James Johnson Sweeney.
Pierre Soulages, Laura Sweeney, James Johnson Sweeney and Colette Soulages at Westport train station, 1967.
Manus Sweeney and Aki Kuroda.
Fouzia Sweeney with Holton and Sandy Calder Rower at the opening of “Calder-Picasso” at the Musée Picasso, February 2019.
Mánus Sweeney was born in 1971 in Kami-ide, a small village at the base of Mount Fuji, the sacred mountain of Japan. On the day of his birth, his parents had already received congratulations from two artists who would become his godfathers: the Californian artist Sam Francis who was based in Tokyo at the time, and the French artist Pierre Soulages from Rodez who lived between Paris and Sète, until his death on October 25th, 2022.
After five years in Japan, one year in Hawai’i and two years in the Faroe Islands, Sweeney landed at the age of eight in the New York apartment of his grandfather, art critic and first director of the Guggenheim Museum, James Johnson Sweeney. In the apartment at 120 East End Avenue were not only works by the most famous artists of the 20th century, but also souvenirs of their presence… Visits from Miró, Calder, Fernand Léger, Marcel Duchamp and Georgia O’Keeffe were frequent in the post-war years.
At school in England and at University in America, Sweeney specialized in foreign languages which was a direct consequence of moving frequently as a child. But it was at the University of Arizona that he rekindled an interest in 20th century Art History. This in turn led to a course in Post War and Contemporary Art at Sotheby’s Institute in London, followed by an internship at the Peggy Guggenheim Collection in Venice. Under the orders of the director Dr. Philip Rylands, Sweeney discovered the immense significance of a collection of modern art that had been assembled by his grandfather and a close friend, the surrealist Marcel Duchamp.
After six enlightening months in Venice, including his participation in the transport and installation of the works of Robert Colescott (the first African-American to represent the US) at the 1997 Venice Biennale, Sweeney left Europe and settled in the town of Woodstock, New York, where he worked as an archivist at the Alexander Calder Foundation.

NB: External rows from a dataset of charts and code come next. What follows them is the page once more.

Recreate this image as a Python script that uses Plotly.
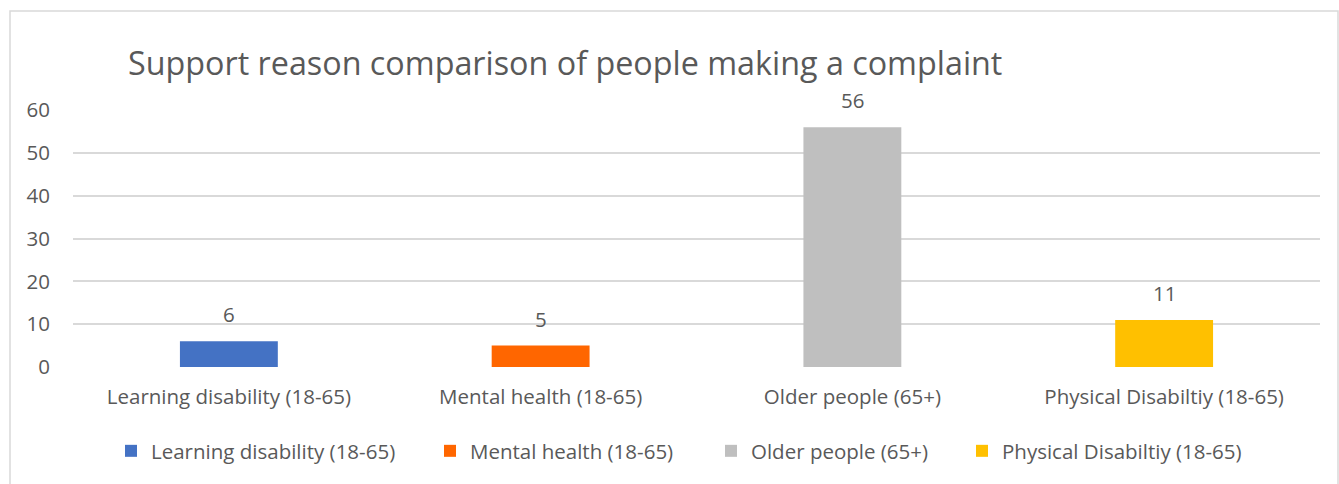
import plotly.graph_objects as go

# Complaint counts by support reason
categories = [
    "Learning disability (18-65)",
    "Mental health (18-65)",
    "Older people (65+)",
    "Physical Disabiltiy (18-65)",
]
counts = [6, 5, 56, 11]
colors = ["#4472C4", "#FF6600", "#BFBFBF", "#FFC000"]
y_ticks = [0, 10, 20, 30, 40, 50, 60]

# legend entry widths (px) so the keys sit evenly spread under the plot
legend_widths = [274, 236, 206, 250]

FONT = "Open Sans"
TEXT = "#595959"
SIZE = 20.5

fig = go.Figure()
for cat, val, col, lw in zip(categories, counts, colors, legend_widths):
    fig.add_trace(go.Bar(
        x=[cat], y=[val], name=cat,
        marker=dict(color=col, line=dict(width=0)),
        width=0.314,
        legendwidth=lw,
        hoverinfo="x+y",
    ))

# value labels above each bar
for cat, val in zip(categories, counts):
    fig.add_annotation(
        x=cat, y=val, text=str(val), showarrow=False,
        yanchor="bottom", yshift=11,
        font=dict(family=FONT, size=SIZE, color=TEXT),
    )

fig.update_layout(
    width=1339, height=484,
    margin=dict(l=73, r=19, t=110, b=117),
    paper_bgcolor="white", plot_bgcolor="white",
    barmode="overlay",
    font=dict(family=FONT, size=SIZE, color=TEXT),
    title=dict(
        text="Support reason comparison of people making a complaint",
        x=128 / 1339, xanchor="left", xref="container",
        y=1 - 64 / 484, yanchor="middle", yref="container",
        font=dict(family=FONT, size=32.3, color=TEXT),
    ),
    xaxis=dict(
        categoryorder="array", categoryarray=categories,
        showgrid=False, showline=False, zeroline=False,
        ticks="", tickfont=dict(family=FONT, size=SIZE, color=TEXT),
        ticklabelstandoff=15,
    ),
    yaxis=dict(
        range=[0, 60], tickvals=y_ticks,
        showgrid=True, gridcolor="#D9D9D9", gridwidth=1.5,
        zeroline=False, showline=False, ticks="",
        tickfont=dict(family=FONT, size=SIZE, color=TEXT),
        ticklabelstandoff=22,
    ),
    legend=dict(
        orientation="h", x=111 / 1339, xanchor="left", xref="container",
        y=1 - 451 / 484, yanchor="middle", yref="container",
        font=dict(family=FONT, size=SIZE, color=TEXT),
        traceorder="normal",
    ),
    shapes=[dict(
        type="rect", xref="paper", yref="paper",
        x0=(10 - 73) / (1339 - 73 - 19), x1=(1338 - 73) / (1339 - 73 - 19),
        y0=-2, y1=(484 - 117 - 11) / (484 - 110 - 117),
        line=dict(color="#D9D9D9", width=1.5), fillcolor="rgba(0,0,0,0)",
        layer="below",
    )],
)

fig.write_html("out.html")
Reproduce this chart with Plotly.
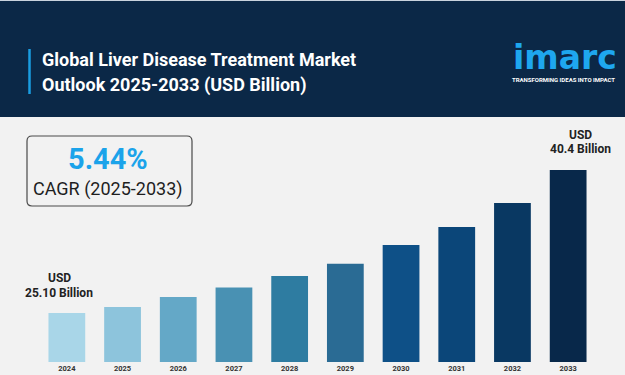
import plotly.graph_objects as go

# ---- data ----
years = ["2024", "2025", "2026", "2027", "2028", "2029", "2030", "2031", "2032", "2033"]
values = [25.10, 25.74, 26.81, 27.82, 29.06, 30.38, 32.37, 34.30, 36.86, 40.40]
bar_colors = ["#a9d6e8", "#8dc4dc", "#64a8c7", "#4991b3", "#2e7ca1",
              "#2a6b94", "#0e5087", "#0b4679", "#093862", "#08284a"]
cagr_value = "5.44%"
cagr_label = "CAGR (2025-2033)"
title_lines = ["Global Liver Disease Treatment Market", "Outlook 2025-2033 (USD Billion)"]
y_axis_range = [19.86, 45.74]

# ---- layout geometry (pixels) ----
W, H = 625, 375
ML, MR, MT, MB = 39, 29, 120, 13
PW, PH = W - ML - MR, H - MT - MB


def px(x):
    return (x - ML) / PW


def py(y):
    return (H - MB - y) / PH


def rounded_rect(x0, y0, x1, y1, r):
    pts = [
        f"M {px(x0 + r)},{py(y0)}",
        f"L {px(x1 - r)},{py(y0)}",
        f"Q {px(x1)},{py(y0)} {px(x1)},{py(y0 + r)}",
        f"L {px(x1)},{py(y1 - r)}",
        f"Q {px(x1)},{py(y1)} {px(x1 - r)},{py(y1)}",
        f"L {px(x0 + r)},{py(y1)}",
        f"Q {px(x0)},{py(y1)} {px(x0)},{py(y1 - r)}",
        f"L {px(x0)},{py(y0 + r)}",
        f"Q {px(x0)},{py(y0)} {px(x0 + r)},{py(y0)}",
        "Z",
    ]
    return " ".join(pts)


BG = "#f2f2f2"
NAVY = "#0b2847"
FONT = "Roboto"

fig = go.Figure(
    go.Bar(
        x=years,
        y=values,
        marker=dict(color=bar_colors, line=dict(width=0)),
        width=0.66,
        hoverinfo="x+y",
    )
)

shapes = [
    # header band
    dict(type="rect", xref="paper", yref="paper", x0=px(-2), x1=px(W + 2),
         y0=py(117), y1=py(-2), fillcolor=NAVY, line=dict(width=0), layer="below"),
    dict(type="rect", xref="paper", yref="paper", x0=px(-2), x1=px(W + 2),
         y0=py(1), y1=py(-2), fillcolor="#c9d3dd", line=dict(width=0), layer="below"),
    # accent line
    dict(type="line", xref="paper", yref="paper", x0=px(29.5), x1=px(29.5),
         y0=py(49), y1=py(94), line=dict(color="#1a9de0", width=2.5)),
    # CAGR box
    dict(type="path", xref="paper", yref="paper",
         path=rounded_rect(27, 136, 192, 206, 5),
         line=dict(color="#4a4a4a", width=1.2), fillcolor=BG, layer="below"),
]

first, last = 0, len(years) - 1  # category positions for the end labels

annotations = [
    dict(text=title_lines[0], x=px(40), y=py(59.5), xanchor="left", yanchor="middle",
         font=dict(family=FONT, size=18, color="white", weight="bold")),
    dict(text=title_lines[1], x=px(40), y=py(84.5), xanchor="left", yanchor="middle",
         font=dict(family=FONT, size=18, color="white", weight="bold")),
    # logo
    dict(text="imarc", x=px(565), y=py(57), xanchor="center", yanchor="middle",
         font=dict(family="DejaVu Sans", size=33, color="#1ea7ef", weight="bold")),
    dict(text="TRANSFORMING IDEAS INTO IMPACT", x=px(563), y=py(79.5),
         xanchor="center", yanchor="middle",
         font=dict(family=FONT, size=6, color="white", weight="bold")),
    # CAGR
    dict(text=cagr_value, x=px(108), y=py(159), xanchor="center", yanchor="middle",
         font=dict(family=FONT, size=29, color="#1ba3ea", weight="bold")),
    dict(text=cagr_label, x=px(108), y=py(189), xanchor="center", yanchor="middle",
         font=dict(family=FONT, size=18, color="#1e1e1e")),
    # value labels
    dict(text="USD", x=first, y=values[first], xref="x", yref="y", xshift=-7.5, yshift=35,
         xanchor="center", yanchor="middle",
         font=dict(family=FONT, size=12, color="#222222", weight="bold")),
    dict(text=f"{values[first]:.2f} Billion", x=first, y=values[first], xref="x", yref="y",
         xshift=-7.5, yshift=20, xanchor="center", yanchor="middle",
         font=dict(family=FONT, size=12, color="#222222", weight="bold")),
    dict(text="USD", x=last, y=values[last], xref="x", yref="y", xshift=12, yshift=35,
         xanchor="center", yanchor="middle",
         font=dict(family=FONT, size=12, color="#222222", weight="bold")),
    dict(text=f"{values[last]:.1f} Billion", x=last, y=values[last], xref="x", yref="y",
         xshift=12, yshift=21, xanchor="center", yanchor="middle",
         font=dict(family=FONT, size=12, color="#222222", weight="bold")),
]
for a in annotations:
    a.setdefault("xref", "paper")
    a.setdefault("yref", "paper")
    a["showarrow"] = False

fig.update_layout(
    width=W, height=H,
    margin=dict(l=ML, r=MR, t=MT, b=MB, autoexpand=False),
    paper_bgcolor=BG, plot_bgcolor=BG,
    showlegend=False,
    bargap=0.34,
    shapes=shapes,
    annotations=annotations,
    xaxis=dict(
        type="category", range=[-0.5, len(years) - 0.5],
        showgrid=False, zeroline=False, showline=False,
        ticks="", automargin=False,
        tickfont=dict(family=FONT, size=7.5, color="#333333", weight="bold"),
    ),
    yaxis=dict(range=y_axis_range, visible=False, showgrid=False, zeroline=False),
)

fig.write_html("out.html", config={"displayModeBar": False})

# remove the default page margin so the figure sits at the window's top-left corner
with open("out.html", "r", encoding="utf-8") as f:
    html = f.read()
html = html.replace("<head>", "<head><style>html,body{margin:0;padding:0;overflow:hidden;background:#f2f2f2}</style>", 1)
with open("out.html", "w", encoding="utf-8") as f:
    f.write(html)
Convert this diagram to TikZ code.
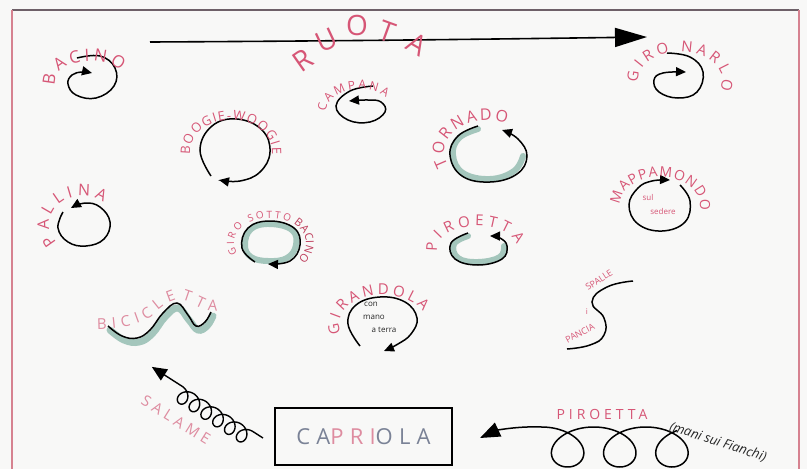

Once again, his grandfather’s influence was omnipresent, and after a year the next logical step was to move to the heart of the modern art world, New York City.
For several months, Sweeney worked in several galleries from Chelsea to Greenwich Village before returning to Europe, this time settling in Paris where he worked at the Galerie Maeght in Saint-Germain-des-Prés. Among the art reviews and exhibition catalogues of the gallery were many articles by James Johnson Sweeney, as he had frequently collaborated with the founder and printer-turned-gallerist, Aimé Maeght.
After 17 years at Maeght, Sweeney decided to open a gallery at the Village Suisse in La Motte-Piquet-Grenelle where he exhibited works on paper by well-known 20th-century artists such as Calder, Miró, Chillida and Tàpies. But on March 15th, 2020, the government ordered the closure of all non-essential businesses in Paris in order to battle Covid, and Sweeney took the opportunity to move to Bordeaux, where he and his wife Fouzia opened the Galerie Sweeney at number 19, rue Jean-Jacques Rousseau. The gallery continues the legacy of James Johnson Sweeney and the artists he promoted, and organizes exhibitions of works by contemporary artists of all nationalities. Galerie Sweeney was inaugurated on March 19th, 2022.